> Written request: Starting with the first line of the data below, copy each line up to and including the one containing "import numpy as np". Pictures stay out.

# # # # #

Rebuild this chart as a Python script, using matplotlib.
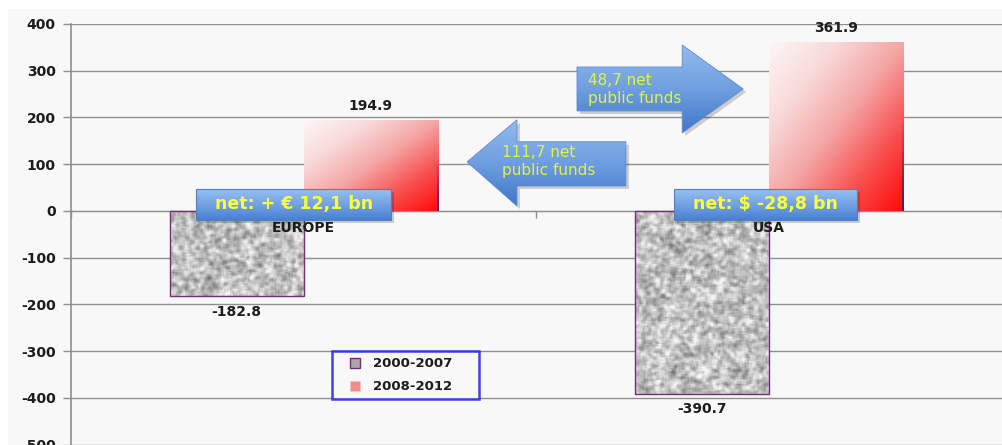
import matplotlib
matplotlib.use("Agg")
import matplotlib.pyplot as plt
from matplotlib.patches import Polygon, Rectangle
from matplotlib.lines import Line2D
from matplotlib.collections import LineCollection
from matplotlib.colors import LinearSegmentedColormap, to_rgba
from matplotlib.transforms import offset_copy
import numpy as np

plt.rcParams.update({
    "font.family": "DejaVu Sans",
    "axes.unicode_minus": False,
})

# ── Data ──────────────────────────────────────────────────────
regions = ["EUROPE", "USA"]
periods = ["2000-2007", "2008-2012"]
flows_2000_2007 = [-182.8, -390.7]
flows_2008_2012 = [194.9, 361.9]
net_labels = ["net: + € 12,1 bn", "net: $ -28,8 bn"]
funds_labels = ["111,7 net\npublic funds", "48,7 net\npublic funds"]
y_ticks = [-500, -400, -300, -200, -100, 0, 100, 200, 300, 400]

BAR_W = 0.288
BG = "#f8f8f8"
GRID = "#8e8e8e"
TXT = "#1c1c1c"
YELLOW_BOX = "#ffff3a"
YELLOW_ARROW = "#e2f245"


def blur(a, r=1):
    """Cheap box blur by averaging shifted copies."""
    out = np.zeros_like(a)
    n = 0
    for dy in range(-r, r + 1):
        for dx in range(-r, r + 1):
            out += np.roll(np.roll(a, dy, 0), dx, 1)
            n += 1
    return out / n


def granite(h, w, seed):
    rng = np.random.default_rng(seed)
    fine = blur(rng.normal(size=(h, w)), 1)
    coarse = blur(rng.normal(size=(h, w)), 2)
    tex = 0.85 * fine / fine.std() + 0.4 * coarse / coarse.std()
    return np.clip(0.75 + 0.10 * tex, 0.35, 0.97)


def clipped_image(ax, patch, img, cmap, zorder, vmin=0, vmax=1):
    if isinstance(patch, Polygon):
        v = patch.get_xy()
        ext = (v[:, 0].min(), v[:, 0].max(), v[:, 1].min(), v[:, 1].max())
    else:
        x0, y0 = patch.get_xy()
        xs = (x0, x0 + patch.get_width())
        ys = (y0, y0 + patch.get_height())
        ext = (min(xs), max(xs), min(ys), max(ys))
    im = ax.imshow(img, cmap=cmap, extent=ext, aspect="auto", origin="upper",
                   interpolation="bilinear", zorder=zorder, vmin=vmin, vmax=vmax)
    im.set_clip_path(patch)
    return im


def vgrad(n=64):
    return np.linspace(0, 1, n).reshape(-1, 1)


def shadow(ax, fig, patch_cls, *args, zorder=5, **kw):
    tr = offset_copy(ax.transData, fig=fig, x=3, y=-3, units="dots")
    p = patch_cls(*args, facecolor="#000000", alpha=0.18, edgecolor="none",
                  transform=tr, zorder=zorder, **kw)
    ax.add_patch(p)


fig = plt.figure(figsize=(10.03, 4.45), dpi=100)
fig.patch.set_facecolor("white")
fig.patches.append(Rectangle((8 / 1003, 0), 1, 1 - 9 / 445,
                             transform=fig.transFigure, facecolor=BG,
                             edgecolor="none", zorder=-10))

ax = fig.add_axes([71 / 1003, 0.0006, 931 / 1003, 0.9455])
ax.set_facecolor("none")
ax.set_axisbelow(True)

x = np.arange(len(regions))
bars_old = ax.bar(x - BAR_W / 2, flows_2000_2007, BAR_W, color="none",
                  edgecolor="#7a2a78", linewidth=1.0, zorder=3)
bars_new = ax.bar(x + BAR_W / 2, flows_2008_2012, BAR_W, color="none",
                  edgecolor="none", zorder=3)

# granite texture for 2000-2007
for i, b in enumerate(bars_old):
    tex = granite(int(abs(b.get_height()) * 0.32) + 3, 90, seed=11 + i)
    clipped_image(ax, b, tex, "gray", zorder=2)

# diagonal white -> red gradient for 2008-2012
red_cmap = LinearSegmentedColormap.from_list(
    "wr", ["#fdf6f6", "#f9dada", "#f4a6a6", "#f85050", "#ff0a0a"])
for b in bars_new:
    h = int(b.get_height() * 0.47) + 4
    u = np.linspace(0, 1, 134)[None, :]
    v = np.linspace(1, 0, h)[:, None]
    t = (u + (1 - v)) / 2
    clipped_image(ax, b, t, red_cmap, zorder=2)
    # navy border on the saturated bottom-right side
    xr = b.get_x() + b.get_width()
    ys = np.linspace(0, b.get_height(), 30)
    segs = [[(xr, ys[k]), (xr, ys[k + 1])] for k in range(len(ys) - 1)]
    cols = [to_rgba("#24206e", max(0.0, 0.9 - 1.6 * ys[k] / b.get_height()))
            for k in range(len(ys) - 1)]
    ax.add_collection(LineCollection(segs, colors=cols, linewidths=1.2, zorder=3))

# value labels
for b, val in zip(bars_old, flows_2000_2007):
    ax.annotate(f"{val:.1f}", (b.get_x() + b.get_width() / 2, val),
                xytext=(0, -6), textcoords="offset points", ha="center",
                va="top", fontsize=10, fontweight="bold", color=TXT, zorder=4)
for b, val in zip(bars_new, flows_2008_2012):
    ax.annotate(f"{val:.1f}", (b.get_x() + b.get_width() / 2, val),
                xytext=(0, 5), textcoords="offset points", ha="center",
                va="bottom", fontsize=10, fontweight="bold", color=TXT, zorder=4)

# category names sit on the zero line
for xi, name in zip(x, regions):
    ax.annotate(name, (xi, 0), xytext=(0, -7), textcoords="offset points",
                ha="center", va="top", fontsize=10, fontweight="bold",
                color=TXT, zorder=4)

# axes styling
ax.set_xlim(-0.5, len(regions) - 0.5)
ax.set_ylim(y_ticks[0], y_ticks[-1])
ax.set_yticks(y_ticks)
ax.set_yticklabels([str(t) for t in y_ticks])
ax.yaxis.grid(True, color=GRID, linewidth=1.0)
ax.tick_params(axis="y", direction="out", length=6, width=1, color=GRID,
               labelsize=10, labelcolor=TXT, pad=5)
for lab in ax.get_yticklabels():
    lab.set_fontweight("bold")
ax.spines["left"].set_color(GRID)
ax.spines["left"].set_linewidth(1.2)
for s in ("top", "right"):
    ax.spines[s].set_visible(False)
ax.spines["bottom"].set_position(("data", 0))
ax.spines["bottom"].set_color(GRID)
ax.set_xticks(np.arange(len(regions) + 1) - 0.5)
ax.set_xticklabels([])
ax.tick_params(axis="x", direction="out", length=5, width=1, color=GRID)

# blue block arrows for net public funds
blue_cmap = LinearSegmentedColormap.from_list("bl", ["#92bbee", "#6f9fe0", "#3f77c9"])
arrow_left = np.array([(0.351, 105), (0.458, 195), (0.458, 148), (0.692, 148),
                       (0.692, 53.5), (0.458, 53.5), (0.458, 10.7)])
arrow_right = np.array([(0.587, 214), (0.587, 308), (0.813, 308), (0.813, 355),
                        (0.944, 261), (0.813, 167), (0.813, 214)])
for verts, label, tx, ty in [(arrow_left, funds_labels[0], 0.426, 106),
                             (arrow_right, funds_labels[1], 0.610, 259)]:
    shadow(ax, fig, Polygon, verts, closed=True, zorder=5)
    poly = Polygon(verts, closed=True, facecolor="none",
                   edgecolor="#5c8ad0", linewidth=0.6, zorder=6.5)
    ax.add_patch(poly)
    clipped_image(ax, poly, vgrad(), blue_cmap, zorder=6)
    ax.text(tx, ty, label, ha="left", va="center", fontsize=11,
            color=YELLOW_ARROW, linespacing=1.25, zorder=7)

# net balance boxes
net_boxes = [(-0.231, -19, 0.419, 66), (0.796, -19, 0.393, 66)]
box_cmap = LinearSegmentedColormap.from_list("bx", ["#97c0f2", "#72a2e2", "#4a80d0"])
for (bx, by, bw, bh), label in zip(net_boxes, net_labels):
    shadow(ax, fig, Rectangle, (bx, by), bw, bh, zorder=7)
    rect = Rectangle((bx, by), bw, bh, facecolor="none", edgecolor="#4f7fc8",
                     linewidth=0.8, zorder=8.5)
    ax.add_patch(rect)
    clipped_image(ax, rect, vgrad(), box_cmap, zorder=8)
    ax.text(bx + bw / 2, by + bh / 2, label, ha="center", va="center",
            fontsize=12.5, fontweight="bold", color=YELLOW_BOX, zorder=9)

# legend
handles = [Line2D([], [], linestyle="none", marker="s", markersize=7,
                  markerfacecolor="#a8a8a8", markeredgecolor="#7a2a78",
                  markeredgewidth=1.0),
           Line2D([], [], linestyle="none", marker="s", markersize=7,
                  markerfacecolor="#f28a8a", markeredgecolor="none")]
leg = ax.legend(handles, periods, loc="center",
                bbox_to_anchor=(0.280, 0.102, 0.158, 0.126), mode="expand",
                frameon=True, fancybox=False, handlelength=2.6,
                handletextpad=0.1, labelspacing=0.75,
                borderpad=0.45, borderaxespad=0,
                prop={"weight": "bold", "size": 9.5})
leg.get_frame().set_edgecolor("#1414e6")
leg.get_frame().set_linewidth(1.8)
leg.get_frame().set_facecolor(BG)
leg.set_zorder(5)
for t in leg.get_texts():
    t.set_color(TXT)

fig.savefig("out.png", dpi=100, facecolor=fig.get_facecolor())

# # # # #

> Complete answer:
Rebuild this chart as a Python script, using matplotlib.
import matplotlib
matplotlib.use("Agg")
import matplotlib.pyplot as plt
from matplotlib.patches import Polygon, Rectangle
from matplotlib.lines import Line2D
from matplotlib.collections import LineCollection
from matplotlib.colors import LinearSegmentedColormap, to_rgba
from matplotlib.transforms import offset_copy
import numpy as np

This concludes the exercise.